These small changes are not part of the main tooling / production processes so they don’t in anyway slow us down.
Finishing this body has been an epic task! If you read our last blog about the 100 changes since March, you may remember that we changed the body from having 2 major sections to having 4 major sections, but this doesn’t really tell the whole story.
This body may look similar to the one we had designed in March, but really it’s a completely new camera. Every piece of the body was redesigned. Every panel, every connection, every surface, the interior mounting brackets, exterior accessories mounting locations, the overall width and height, the shape, and of course there are many pieces added that weren’t in the original design. This is a new camera body, that only resembles the old one.
I have heard some people say “just give me a brick with a sensor in it”. And I understand that mentality, but as someone working every day to bring a product into this world, I’ll tell you, it’s not just about making a pretty object.
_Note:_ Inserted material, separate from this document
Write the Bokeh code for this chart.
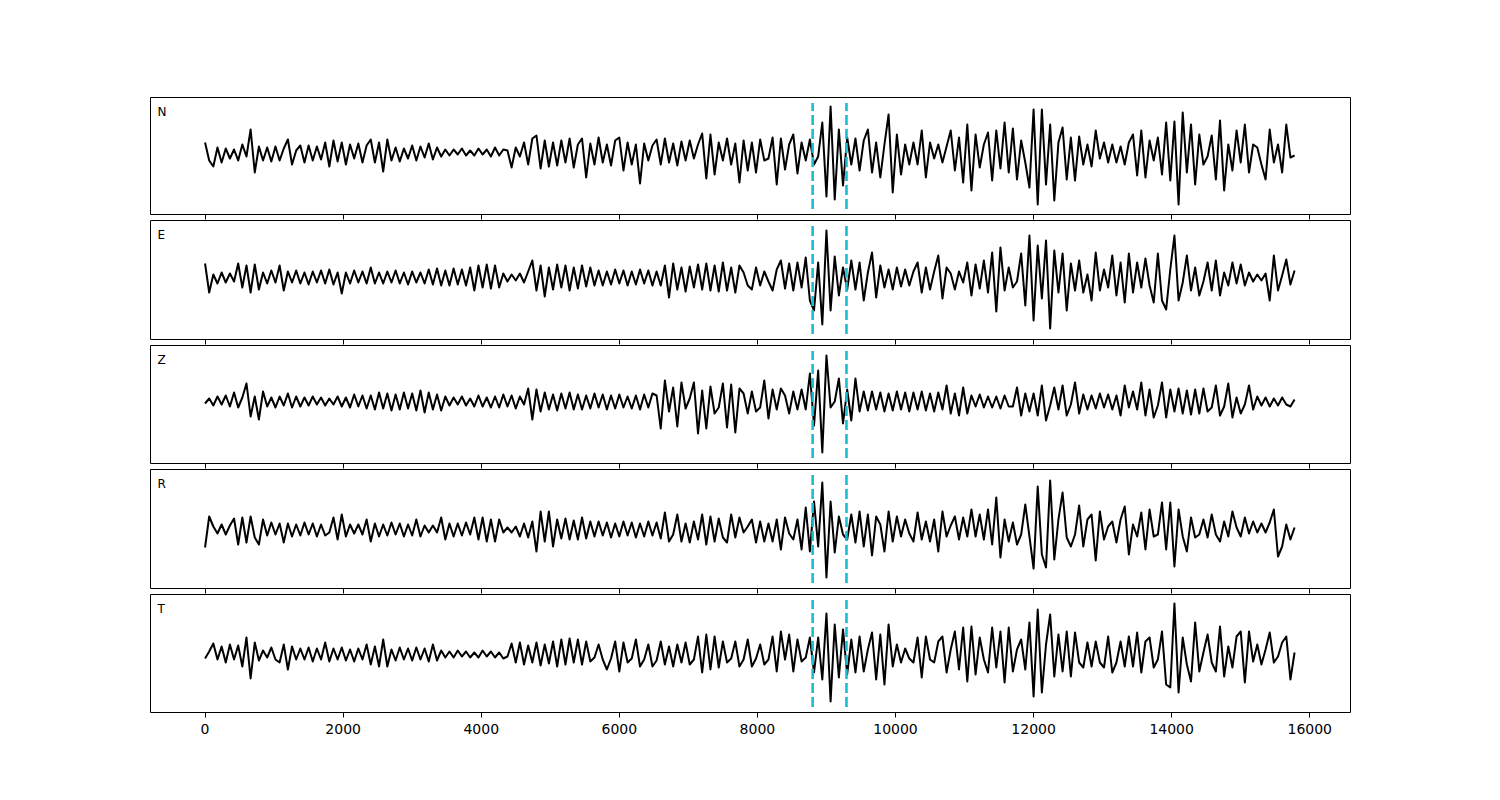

It’s about the pride in your work, it’s about imagining someone caring for this object for years to come.

The mentality of making the D16 a beautiful object, that we hope people will want to keep for a long time, and making it useful for that same duration of time are tied together. If we had made a plastic camera that we thought most people will dispose of in 18 months we would never have put the effort into the other features that we hope will give the D16 a long useful life.

This is form follows function on an emotional level.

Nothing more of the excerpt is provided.